GOAL ▸
From the first line of the data below through the line bearing "I-GIG Digital platform\\", reproduce each line exactly; do not include pictures.

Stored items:
━━━━━━
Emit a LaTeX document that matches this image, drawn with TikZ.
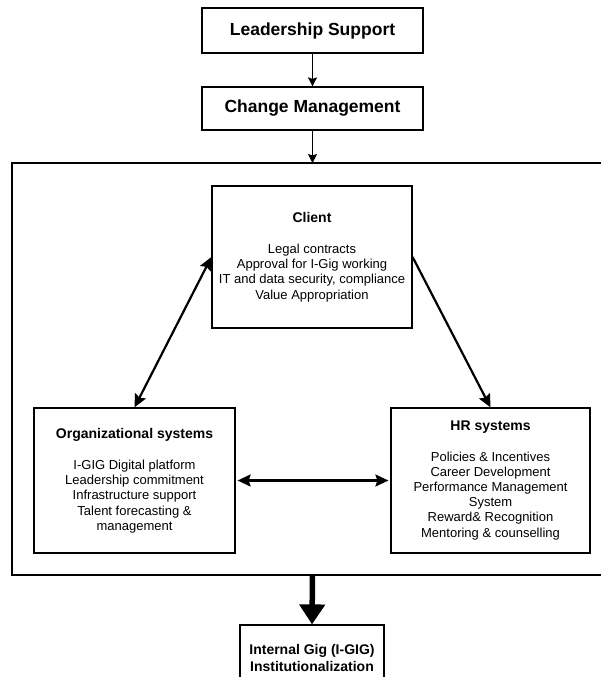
\documentclass[tikz,border=0pt]{standalone}
\usepackage{fontspec}
\setmainfont{Liberation Sans}
\usetikzlibrary{arrows.meta}
\begin{document}
\begin{tikzpicture}[x=1pt,y=-1pt,
  box/.style={draw=black, line width=1.2pt, inner sep=0pt, align=center},
  topbox/.style={box, minimum width=221pt, font=\fontsize{17.5}{20}\selectfont\bfseries},
  sysbox/.style={box, font=\fontsize{13}{15.2}\selectfont},
  arr/.style={line width=1.3pt, -{Stealth[length=9pt,width=9pt,inset=1.5pt]}},
  darr/.style={line width=2.2pt, {Stealth[length=13pt,width=12pt,inset=2pt]}-{Stealth[length=13pt,width=12pt,inset=2pt]}},
  sarr/.style={line width=2.2pt, -{Stealth[length=13pt,width=12pt,inset=2pt]}}
]
\useasboundingbox (0,0) rectangle (601,677);

\node[topbox, minimum height=45pt] (lead) at (312.5,30.5) {Leadership Support};
\node[topbox, minimum height=43pt] (change) at (312.5,108.5) {Change Management};

\coordinate (otop) at (312.5,163);
\coordinate (obot) at (312.5,575);
\coordinate (otr) at (602,163);
\coordinate (otl) at (12,163);
\coordinate (obl) at (12,575);
\coordinate (obr) at (602,575);
\draw[line width=1.3pt] (otr) -- (otl) -- (obl) -- (obr);

\draw[arr] (lead.south) -- (change.north);
\draw[arr] (change.south) -- (otop);

\node[sysbox, minimum width=200pt, minimum height=142pt] (client) at (312,257)
  {{\bfseries\fontsize{14}{15}\selectfont Client}\\[16pt]
   Legal contracts\\ Approval for I-Gig working\\ IT and data security, compliance\\ Value Appropriation};

\node[sysbox, minimum width=201pt, minimum height=145pt] (org) at (134.5,480.5)
  {{\bfseries\fontsize{14}{15}\selectfont Organizational systems}\\[16pt]
   I-GIG Digital platform\\ Leadership commitment\\ Infrastructure support\\ Talent forecasting \&\\ management};

\node[sysbox, minimum width=199pt, minimum height=145pt] (hr) at (490.5,480.5)
  {{\bfseries\fontsize{14}{15}\selectfont HR systems}\\[15pt]
   Policies \& Incentives\\ Career Development\\ Performance Management\\ System\\ Reward\& Recognition\\ Mentoring \& counselling};

\draw[darr] (client.west) -- (org.north);
\draw[sarr] (client.east) -- (hr.north);
\draw[darr, shorten <=2pt, shorten >=2pt] (org.east) -- (hr.west);

\node[box, minimum width=144pt, minimum height=65pt, font=\fontsize{14}{17}\selectfont\bfseries] (igig) at (312,657.5)
  {Internal Gig (I-GIG)\\Institutionalization};

\draw[line width=5.5pt, -{Triangle[length=20pt,width=25pt]}] (obot) -- (igig.north);
\end{tikzpicture}
\end{document}
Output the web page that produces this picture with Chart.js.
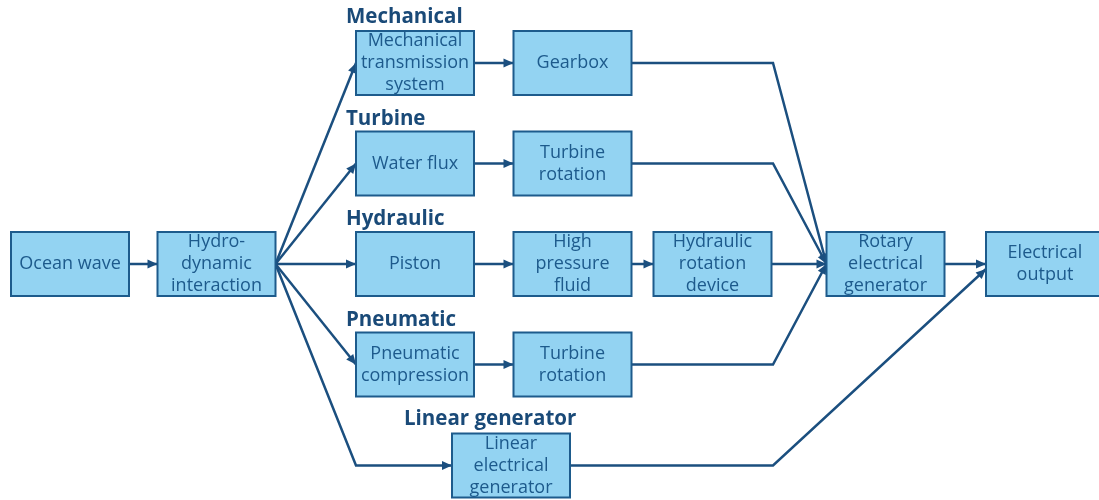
<!DOCTYPE html>
<html><head><meta charset="utf-8">
<script src="https://cdn.jsdelivr.net/npm/chart.js@4/dist/chart.umd.min.js"></script>
<style>html,body{margin:0;padding:0;background:#fff}#wrap{width:1099px;height:500px}</style>
</head><body><div id="wrap"><canvas id="c" width="1099" height="500"></canvas></div>
<script>
// Nodes (centres in diagram units)
const nodeLabels = [
  "Ocean wave", "Hydro-\ndynamic\ninteraction",
  "Mechanical\ntransmission\nsystem", "Gearbox",
  "Water flux", "Turbine\nrotation",
  "Piston", "High\npressure\nfluid", "Hydraulic\nrotation\ndevice",
  "Rotary\nelectrical\ngenerator", "Electrical\noutput",
  "Pneumatic\ncompression", "Turbine\nrotation",
  "Linear\nelectrical\ngenerator"
];
const nodeX = [70, 216.5, 415, 572.5, 415, 572.5, 415, 572.5, 712.5, 885.5, 1045, 415, 572.5, 511];
const nodeY = [264, 264, 63, 63, 163.5, 163.5, 264, 264, 264, 264, 264, 364.5, 364.5, 465.5];

// Group headings
const groupLabels = ["Mechanical", "Turbine", "Hydraulic", "Pneumatic", "Linear generator"];
const groupX = [346, 346, 346, 346, 404];
const groupY = [17, 119, 219, 320, 419];

// Edges: from node, to node, bend x (null = straight), bend mode
const edgeFrom = [0, 1, 1, 1, 1, 1, 2, 4, 6, 7, 11, 3, 5, 8, 12, 9, 13];
const edgeTo   = [1, 2, 4, 6, 11, 13, 3, 5, 7, 8, 12, 9, 9, 9, 9, 10, 10];
const edgeBendX = [null, null, null, null, null, 356, null, null, null, null, null, 773, 773, null, 773, null, 773];
const edgeBendMode = ["", "", "", "", "", "after", "", "", "", "", "", "before", "before", "", "before", "", "before"];
const edgeEndDy = [0, 0, 0, 0, 0, 0, 0, 0, 0, 0, 0, 0, 0, 0, 0, 0, 5];

const BOX_W = 118, BOX_H = 64;
const LINE = '#1b4f7f', FILL = '#93d3f2', BORDER = '#1d5b8c', TEXT = '#1d5a8c', HEAD = '#1a4a78';
const FONT = '"Open Sans", "Noto Sans", sans-serif';

function edgePoints(i) {
  const a = edgeFrom[i], b = edgeTo[i];
  const s = {x: nodeX[a] + BOX_W / 2, y: nodeY[a]};
  const e = {x: nodeX[b] - BOX_W / 2, y: nodeY[b] + edgeEndDy[i]};
  const pts = [s];
  if (edgeBendX[i] !== null) {
    if (edgeBendMode[i] === 'before') pts.push({x: edgeBendX[i], y: s.y});
    else pts.push({x: edgeBendX[i], y: e.y});
  }
  pts.push(e);
  return pts;
}

const datasets = edgeFrom.map((f, i) => ({
  data: edgePoints(i), showLine: true, borderColor: LINE, borderWidth: 2.5,
  pointRadius: 0, fill: false, tension: 0
}));

const diagram = {
  id: 'diagram',
  afterDatasetsDraw(chart) {
    const ctx = chart.ctx, xs = chart.scales.x, ys = chart.scales.y;
    ctx.save();
    // arrowheads
    chart.data.datasets.forEach(ds => {
      const n = ds.data.length;
      const p1 = ds.data[n - 2], p2 = ds.data[n - 1];
      const x1 = xs.getPixelForValue(p1.x), y1 = ys.getPixelForValue(p1.y);
      const x2 = xs.getPixelForValue(p2.x), y2 = ys.getPixelForValue(p2.y);
      const ang = Math.atan2(y2 - y1, x2 - x1);
      const L = 10, W = 4.5;
      ctx.fillStyle = LINE;
      ctx.beginPath();
      ctx.moveTo(x2, y2);
      ctx.lineTo(x2 - L * Math.cos(ang) + W * Math.sin(ang), y2 - L * Math.sin(ang) - W * Math.cos(ang));
      ctx.lineTo(x2 - L * Math.cos(ang) - W * Math.sin(ang), y2 - L * Math.sin(ang) + W * Math.cos(ang));
      ctx.closePath();
      ctx.fill();
    });
    // boxes
    nodeLabels.forEach((lab, i) => {
      const l = xs.getPixelForValue(nodeX[i] - BOX_W / 2), r = xs.getPixelForValue(nodeX[i] + BOX_W / 2);
      const t = ys.getPixelForValue(nodeY[i] - BOX_H / 2), b = ys.getPixelForValue(nodeY[i] + BOX_H / 2);
      ctx.fillStyle = FILL;
      ctx.fillRect(l, t, r - l, b - t);
      ctx.strokeStyle = BORDER; ctx.lineWidth = 2;
      ctx.strokeRect(l, t, r - l, b - t);
      const lines = lab.split('\n');
      ctx.fillStyle = TEXT; ctx.font = '18px ' + FONT;
      ctx.textAlign = 'center'; ctx.textBaseline = 'middle';
      const lh = 22, cx = (l + r) / 2, cy = (t + b) / 2;
      lines.forEach((s, k) => ctx.fillText(s, cx, cy + (k - (lines.length - 1) / 2) * lh));
    });
    // headings
    ctx.fillStyle = HEAD; ctx.font = 'bold 20.5px ' + FONT;
    ctx.textAlign = 'left'; ctx.textBaseline = 'middle';
    groupLabels.forEach((g, i) => ctx.fillText(g, xs.getPixelForValue(groupX[i]), ys.getPixelForValue(groupY[i])));
    ctx.restore();
  }
};

new Chart(document.getElementById('c'), {
  type: 'scatter',
  data: {datasets},
  options: {
    responsive: false, animation: false, devicePixelRatio: 1,
    layout: {padding: 0},
    scales: {
      x: {type: 'linear', min: 0, max: 1099, display: false},
      y: {type: 'linear', min: 0, max: 500, reverse: true, display: false}
    },
    plugins: {legend: {display: false}, tooltip: {enabled: false}}
  },
  plugins: [diagram]
});
</script></body></html>
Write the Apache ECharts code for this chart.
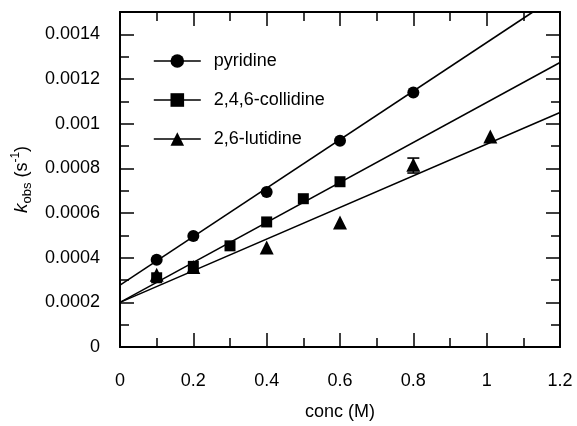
<!DOCTYPE html>
<html>
<head>
<meta charset="utf-8">
<script src="https://cdn.jsdelivr.net/npm/echarts@6/dist/echarts.min.js"></script>
<style>
    html, body { margin: 0; padding: 0; background: #fff; }
    #chart { width: 577px; height: 426px; }
</style>
</head>
<body>
<div id="chart"></div>
<script>
    // measured points
    const concPyridine = [0.1, 0.2, 0.4, 0.6, 0.8]
    const kPyridine = [0.000391, 0.000497, 0.000694, 0.000924, 0.00114]
    const concCollidine = [0.1, 0.2, 0.3, 0.4, 0.5, 0.6]
    const kCollidine = [0.00031, 0.000361, 0.000453, 0.00056, 0.000664, 0.00074]
    const concLutidine = [0.1, 0.2, 0.4, 0.6, 0.8, 1.01]
    const kLutidine = [0.000324, 0.000358, 0.000446, 0.000558, 0.000816, 0.000942]
    // error bar: [conc, low, high]
    const lutidineErr = [[0.8, 0.000779, 0.000846]]
    // fitted lines, endpoints
    const fitPyridine = [[0, 0.000277], [1.126, 0.0015]]
    const fitCollidine = [[0, 0.0002], [1.2, 0.001274]]
    const fitLutidine = [[0, 0.0002], [1.2, 0.00105]]
    const names = ['pyridine', '2,4,6-collidine', '2,6-lutidine']
    const symbols = ['circle', 'rect', 'triangle']
    const symbolSizes = [12, 11, 14]

    const font = 'Liberation Sans, Arial, sans-serif'
    const myChart = echarts.init(document.getElementById('chart'))

    const zip = (xs, ys) => xs.map((x, i) => [x, ys[i]])
    const pointSets = [zip(concPyridine, kPyridine), zip(concCollidine, kCollidine), zip(concLutidine, kLutidine)]
    const fits = [fitPyridine, fitCollidine, fitLutidine]

    let series = []
    for (let i = 0; i < 3; i++) {
        series.push({
            type: 'line',
            data: fits[i],
            showSymbol: false,
            silent: true,
            lineStyle: { color: '#000', width: 1.5 },
            z: 2
        })
    }
    for (let i = 0; i < 3; i++) {
        series.push({
            name: names[i],
            type: 'line',
            data: pointSets[i],
            symbol: symbols[i],
            symbolSize: symbolSizes[i],
            showSymbol: true,
            itemStyle: { color: '#000' },
            lineStyle: { opacity: 0, color: '#000' },
            z: 3
        })
    }
    series.push({
        type: 'custom',
        silent: true,
        data: lutidineErr,
        renderItem: function (params, api) {
            const x = api.coord([api.value(0), api.value(1)])[0]
            const lo = api.coord([api.value(0), api.value(1)])[1]
            const hi = api.coord([api.value(0), api.value(2)])[1]
            const w = 6
            const st = { stroke: '#000', lineWidth: 1.6 }
            return {
                type: 'group',
                children: [
                    { type: 'line', shape: { x1: x, y1: lo, x2: x, y2: hi }, style: st },
                    { type: 'line', shape: { x1: x - w, y1: lo, x2: x + w, y2: lo }, style: st },
                    { type: 'line', shape: { x1: x - w, y1: hi, x2: x + w, y2: hi }, style: st }
                ]
            }
        },
        z: 4
    })

    const axisLine = { show: true, onZero: false, lineStyle: { color: '#000', width: 1.8 } }
    const xBase = {
        type: 'value',
        min: 0,
        max: 1.2,
        interval: 0.2,
        axisLine: axisLine,
        axisTick: { inside: true, length: 14, lineStyle: { color: '#000', width: 1.5 } },
        minorTick: { show: true, splitNumber: 2, length: 9, lineStyle: { color: '#000', width: 1.5 } },
        splitLine: { show: false }
    }
    const yBase = {
        type: 'value',
        min: 0,
        max: 0.0015,
        axisLine: axisLine,
        splitLine: { show: false }
    }
    const yMajor = Object.assign({}, yBase, {
        interval: 0.0002,
        axisTick: { inside: true, length: 14, lineStyle: { color: '#000', width: 1.5 } }
    })
    const yMinor = Object.assign({}, yBase, {
        interval: 0.0001,
        axisTick: { inside: true, length: 9, lineStyle: { color: '#000', width: 1.5 } },
        axisLabel: { show: false }
    })

    const option = {
        animation: false,
        textStyle: { fontFamily: font },
        grid: { left: 120, top: 12, right: 17, bottom: 76, containLabel: false },
        legend: {
            orient: 'vertical',
            left: 148,
            top: 46,
            itemWidth: 47,
            itemHeight: 17,
            itemGap: 19,
            data: names,
            lineStyle: { opacity: 1, width: 1.6, color: '#000' },
            textStyle: { color: '#000', fontSize: 18, fontFamily: font, lineHeight: 20, padding: [0, 0, 0, 8] }
        },
        xAxis: [
            Object.assign({}, xBase, {
                position: 'bottom',
                name: 'conc (M)',
                nameLocation: 'middle',
                nameGap: 56,
                nameTextStyle: { color: '#000', fontSize: 18, fontFamily: font },
                axisLabel: { color: '#000', fontSize: 18, fontFamily: font, margin: 25 }
            }),
            Object.assign({}, xBase, { position: 'top', axisLabel: { show: false } })
        ],
        yAxis: [
            Object.assign({}, yMajor, {
                position: 'left',
                name: '{i|k}{sub|obs} (s{sup|-1})',
                nameLocation: 'middle',
                nameGap: 84,
                nameTextStyle: {
                    color: '#000',
                    fontSize: 18,
                    fontFamily: font,
                    rich: {
                        i: { fontStyle: 'italic', fontSize: 19, fontFamily: font, color: '#000' },
                        sub: { fontSize: 13, fontFamily: font, color: '#000', verticalAlign: 'bottom', lineHeight: 24 },
                        sup: { fontSize: 12, fontFamily: font, color: '#000', verticalAlign: 'top', lineHeight: 24 }
                    }
                },
                axisLabel: {
                    color: '#000',
                    fontSize: 18,
                    fontFamily: font,
                    margin: 20,
                    formatter: function (v) {
                        if (v > 0.00145) return ''
                        return v === 0 ? '0' : String(+v.toFixed(4))
                    }
                }
            }),
            Object.assign({}, yMinor, { position: 'left' }),
            Object.assign({}, yMajor, { position: 'right', axisLabel: { show: false } }),
            Object.assign({}, yMinor, { position: 'right' })
        ],
        tooltip: { show: false },
        series: series
    }
    myChart.setOption(option)
</script>
</body>
</html>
━━━━━━
ANSWER TO THE EXERCISE ▸
Emit a LaTeX document that matches this image, drawn with TikZ.
\documentclass[tikz,border=0pt]{standalone}
\usepackage{fontspec}
\setmainfont{Liberation Sans}
\usetikzlibrary{arrows.meta}
\begin{document}
\begin{tikzpicture}[x=1pt,y=-1pt,
  box/.style={draw=black, line width=1.2pt, inner sep=0pt, align=center},
  topbox/.style={box, minimum width=221pt, font=\fontsize{17.5}{20}\selectfont\bfseries},
  sysbox/.style={box, font=\fontsize{13}{15.2}\selectfont},
  arr/.style={line width=1.3pt, -{Stealth[length=9pt,width=9pt,inset=1.5pt]}},
  darr/.style={line width=2.2pt, {Stealth[length=13pt,width=12pt,inset=2pt]}-{Stealth[length=13pt,width=12pt,inset=2pt]}},
  sarr/.style={line width=2.2pt, -{Stealth[length=13pt,width=12pt,inset=2pt]}}
]
\useasboundingbox (0,0) rectangle (601,677);

\node[topbox, minimum height=45pt] (lead) at (312.5,30.5) {Leadership Support};
\node[topbox, minimum height=43pt] (change) at (312.5,108.5) {Change Management};

\coordinate (otop) at (312.5,163);
\coordinate (obot) at (312.5,575);
\coordinate (otr) at (602,163);
\coordinate (otl) at (12,163);
\coordinate (obl) at (12,575);
\coordinate (obr) at (602,575);
\draw[line width=1.3pt] (otr) -- (otl) -- (obl) -- (obr);

\draw[arr] (lead.south) -- (change.north);
\draw[arr] (change.south) -- (otop);

\node[sysbox, minimum width=200pt, minimum height=142pt] (client) at (312,257)
  {{\bfseries\fontsize{14}{15}\selectfont Client}\\[16pt]
   Legal contracts\\ Approval for I-Gig working\\ IT and data security, compliance\\ Value Appropriation};

\node[sysbox, minimum width=201pt, minimum height=145pt] (org) at (134.5,480.5)
  {{\bfseries\fontsize{14}{15}\selectfont Organizational systems}\\[16pt]
   I-GIG Digital platform\\ Leadership commitment\\ Infrastructure support\\ Talent forecasting \&\\ management};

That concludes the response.